4. Joe Webb, Carolina Panthers
Some quarterbacks can earn a roster spot they weren’t expected to have with their preseason performance, while others can move up the depth chart: for Joe Webb, the former was true this preseason. Webb is the third QB in Carolina, behind MVP Cam Newton and primary backup Derek Anderson. He has an intriguing skill set and some starting experience, but is an erratic passer and as the third QB, perpetually on the roster bubble. Webb threw for 472 yards and added another 38 on six scrambles to move the chains for the Panthers, and did it without throwing an interception or turning the ball over—a key component for a player that has made major mistakes in the past. When kept clean in the pocket, he completed over 60 percent of his passes and did it at 8.1 yards per attempt, doing enough to suggest to the Carolina front office that he is worth his roster spot for at least another year.

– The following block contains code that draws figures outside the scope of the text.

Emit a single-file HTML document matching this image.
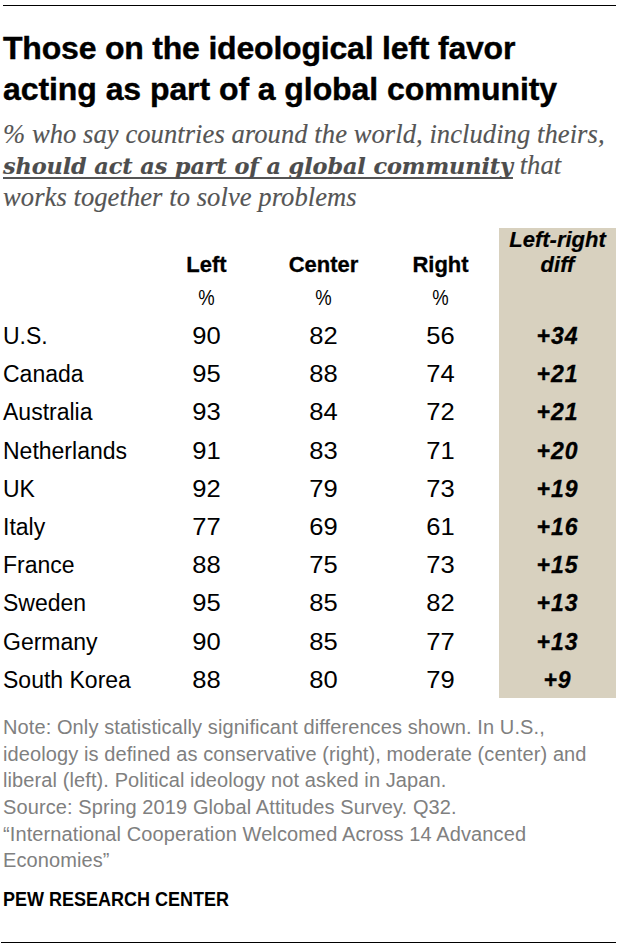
<!DOCTYPE html>
<html>
<head>
<meta charset="utf-8">
<style>
html,body{margin:0;padding:0;background:#fff;}
body{width:620px;height:948px;position:relative;overflow:hidden;font-family:"Liberation Sans",Arial,sans-serif;color:#000;}
.a{position:absolute;white-space:nowrap;line-height:normal;}
.rule{position:absolute;height:1px;background:#000;}
.t{font-weight:bold;font-size:32px;left:3px;-webkit-text-stroke:0.4px #000;}
.s{font-family:"Liberation Serif",serif;font-style:italic;font-size:26.6px;color:#555;left:3px;letter-spacing:0.05px;-webkit-text-stroke:0.15px #555;}
.s b{font-family:"DejaVu Serif","Liberation Serif",serif;font-size:22.4px;color:#4d4d4d;letter-spacing:-0.1px;text-decoration:underline;text-decoration-thickness:2px;text-underline-offset:3px;text-decoration-skip-ink:none;}
.beige{position:absolute;left:499px;top:228px;width:117px;height:470px;background:#d8d1bf;}
.h{font-weight:bold;font-size:22px;text-align:center;width:117px;-webkit-text-stroke:0.3px #000;}
.hd{font-weight:bold;font-style:italic;font-size:22px;text-align:center;width:117px;left:499px;-webkit-text-stroke:0.2px #000;}
.pc{font-size:22px;text-align:center;width:117px;transform:scaleX(0.84);}
.c{font-size:23px;left:3px;margin-top:-1px;}
.n{font-size:23px;text-align:center;width:117px;transform:scaleX(1.11);margin-top:-1px;}
.d{font-size:23px;font-weight:bold;font-style:italic;text-align:center;width:117px;left:499px;letter-spacing:1px;-webkit-text-stroke:0.3px #000;margin-top:-1px;}
.note{font-size:20px;color:#808080;left:3px;letter-spacing:0.1px;}
.pew{font-size:20px;font-weight:bold;left:3px;transform-origin:0 0;transform:scaleX(0.9);}
</style>
</head>
<body>
<div class="rule" style="left:3px;top:5px;width:613px;"></div>

<div class="a t" style="top:30px;letter-spacing:-0.2px;">Those on the ideological left favor</div>
<div class="a t" style="top:71px;letter-spacing:-0.07px;">acting as part of a global community</div>

<div class="a s" style="top:119px;">% who say countries around the world, including theirs,</div>
<div class="a s" style="top:150px;"><b>should act as part of a global community</b> that</div>
<div class="a s" style="top:182px;">works together to solve problems</div>

<div class="beige"></div>
<div class="a hd" style="top:227px;">Left-right</div>
<div class="a hd" style="top:252px;">diff</div>

<div class="a h" style="left:148px;top:252px;">Left</div>
<div class="a h" style="left:265px;top:252px;">Center</div>
<div class="a h" style="left:382px;top:252px;">Right</div>

<div class="a pc" style="left:148px;top:285px;">%</div>
<div class="a pc" style="left:265px;top:285px;">%</div>
<div class="a pc" style="left:382px;top:285px;">%</div>

<div class="a c" style="top:324px;">U.S.</div>
<div class="a n" style="left:148px;top:324px;">90</div>
<div class="a n" style="left:265px;top:324px;">82</div>
<div class="a n" style="left:382px;top:324px;">56</div>
<div class="a d" style="top:324px;">+34</div>

<div class="a c" style="top:362.2px;">Canada</div>
<div class="a n" style="left:148px;top:362.2px;">95</div>
<div class="a n" style="left:265px;top:362.2px;">88</div>
<div class="a n" style="left:382px;top:362.2px;">74</div>
<div class="a d" style="top:362.2px;">+21</div>

<div class="a c" style="top:400.4px;">Australia</div>
<div class="a n" style="left:148px;top:400.4px;">93</div>
<div class="a n" style="left:265px;top:400.4px;">84</div>
<div class="a n" style="left:382px;top:400.4px;">72</div>
<div class="a d" style="top:400.4px;">+21</div>

<div class="a c" style="top:438.6px;">Netherlands</div>
<div class="a n" style="left:148px;top:438.6px;">91</div>
<div class="a n" style="left:265px;top:438.6px;">83</div>
<div class="a n" style="left:382px;top:438.6px;">71</div>
<div class="a d" style="top:438.6px;">+20</div>

<div class="a c" style="top:476.8px;">UK</div>
<div class="a n" style="left:148px;top:476.8px;">92</div>
<div class="a n" style="left:265px;top:476.8px;">79</div>
<div class="a n" style="left:382px;top:476.8px;">73</div>
<div class="a d" style="top:476.8px;">+19</div>

<div class="a c" style="top:515px;">Italy</div>
<div class="a n" style="left:148px;top:515px;">77</div>
<div class="a n" style="left:265px;top:515px;">69</div>
<div class="a n" style="left:382px;top:515px;">61</div>
<div class="a d" style="top:515px;">+16</div>

<div class="a c" style="top:553.2px;">France</div>
<div class="a n" style="left:148px;top:553.2px;">88</div>
<div class="a n" style="left:265px;top:553.2px;">75</div>
<div class="a n" style="left:382px;top:553.2px;">73</div>
<div class="a d" style="top:553.2px;">+15</div>

<div class="a c" style="top:591.4px;">Sweden</div>
<div class="a n" style="left:148px;top:591.4px;">95</div>
<div class="a n" style="left:265px;top:591.4px;">85</div>
<div class="a n" style="left:382px;top:591.4px;">82</div>
<div class="a d" style="top:591.4px;">+13</div>

<div class="a c" style="top:629.6px;">Germany</div>
<div class="a n" style="left:148px;top:629.6px;">90</div>
<div class="a n" style="left:265px;top:629.6px;">85</div>
<div class="a n" style="left:382px;top:629.6px;">77</div>
<div class="a d" style="top:629.6px;">+13</div>

<div class="a c" style="top:667.8px;">South Korea</div>
<div class="a n" style="left:148px;top:667.8px;">88</div>
<div class="a n" style="left:265px;top:667.8px;">80</div>
<div class="a n" style="left:382px;top:667.8px;">79</div>
<div class="a d" style="top:667.8px;">+9</div>

<div class="a note" style="top:716px;">Note: Only statistically significant differences shown. In U.S.,</div>
<div class="a note" style="top:742.5px;">ideology is defined as conservative (right), moderate (center) and</div>
<div class="a note" style="top:769.4px;">liberal (left). Political ideology not asked in Japan.</div>
<div class="a note" style="top:795.8px;">Source: Spring 2019 Global Attitudes Survey. Q32.</div>
<div class="a note" style="top:822.6px;">“International Cooperation Welcomed Across 14 Advanced</div>
<div class="a note" style="top:849px;">Economies”</div>

<div class="a pew" style="top:888px;">PEW RESEARCH CENTER</div>

<div class="rule" style="left:1px;top:942px;width:615px;"></div>
</body>
</html>
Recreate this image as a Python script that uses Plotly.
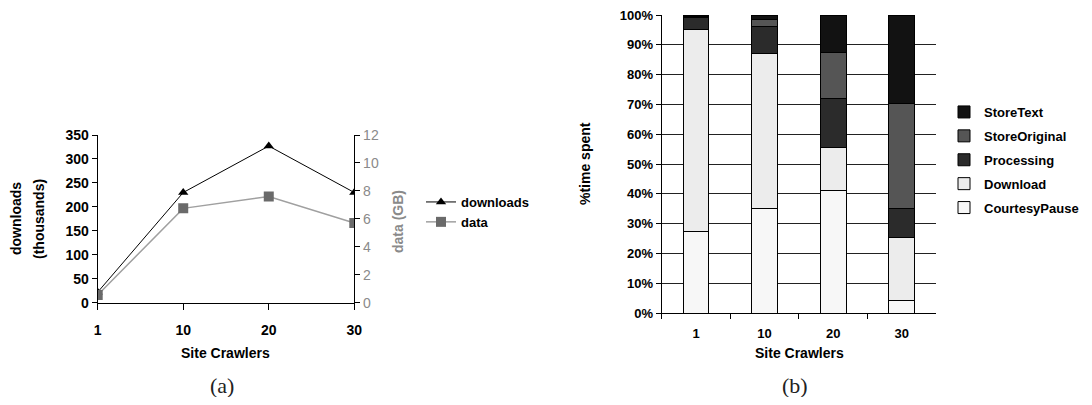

5. Paxton Lynch, Denver Broncos
Denver’s QB competition was a strange one in the offseason, featuring a three-headed race between first-round rookie Paxton Lynch, journeyman pariah Mark Sanchez, and Trevor Siemian, a seventh-round rookie from a year ago. Siemian won the starting job overall, but Lynch’s performance was arguably far better in the preseason, and was good enough that the Broncos felt comfortable shipping off Sanchez, feeling no need for a veteran backup. Lynch still showed the rawness that led most to expect him to sit for awhile as the backup, but he also demonstrated enough positive tendencies that it may not be a long wait, especially if Siemian struggles as a starter. Lynch threw for 458 yards this preseason, and was graded particularly well under pressure, throwing no interceptions on those plays. Lynch may have shown in the preseason that he is closer to starting than many expected.